Let $f(x,y)=\cos(x^2)+2xy+\sin(y^2)-4x-1+y$.
Show that there exists an environment around zero so that $f(x,y)=0 \iff y=g(x)$ for a unique function $g$. Further show that $g$ is two times continuous differentiable in this environment and calculate $g'(0)$ and $g''(0)$.
$f$ is continuous differentiable, which can be seen with help of the differential matrix:
$ \mathrm{D}f(x,y)=\left(-2x\sin(x^2)+2y-4 \quad ,\quad 2x+2y\cos(y^2)-1\right)$
So $f$ is partial differentiable and both partial derivatives are composed of continuous differentiable functions. So $f$ is continuous differentiable.
It is $f(0,0)=0$ und $D_2f(0,0)=-4$ so $D_2f(0,0)$ is invertible.

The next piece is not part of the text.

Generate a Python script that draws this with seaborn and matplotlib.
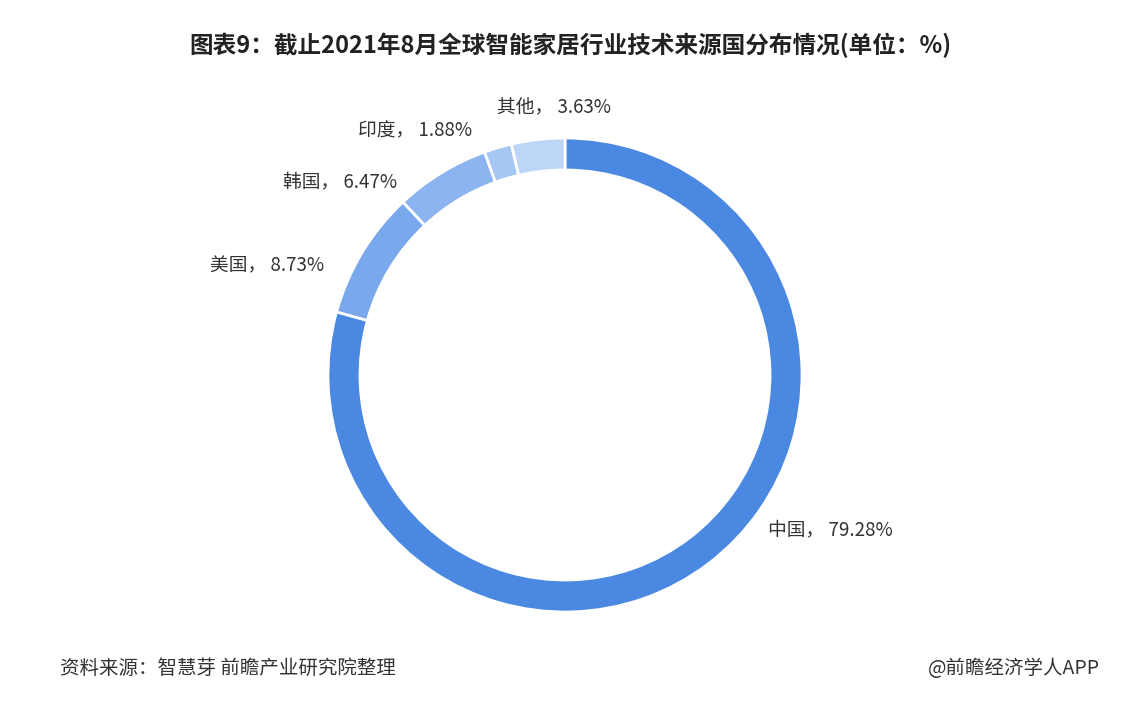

It exists a unique function $g$ with $y=g(x)$ and
$g^\prime(x)=Dg(x)=-\frac{\partial f(x,y)}{\partial y}^{-1}\frac{\partial f(x,y)}{\partial x}$
It follows $g^\prime(x)=\frac{2x\sin(x^2)-2y+4}{2x+2y\cos(y^2)+1}$ which is continuous and differentiable and $g^\prime(0)=\frac{2y+44}{2y\cos(y^2)+1}=\frac{2g(0)+4}{2g(0)\cos((g(0))^2)+1}=4$
Let now $y=g(x)$ and differentiate $g^\prime(x)$
Is this ok so far? But now differentiating $g'(x)$ becomes a really exhaustive task. Is there a simpler way to do this than applying quotient rule and fill several pages?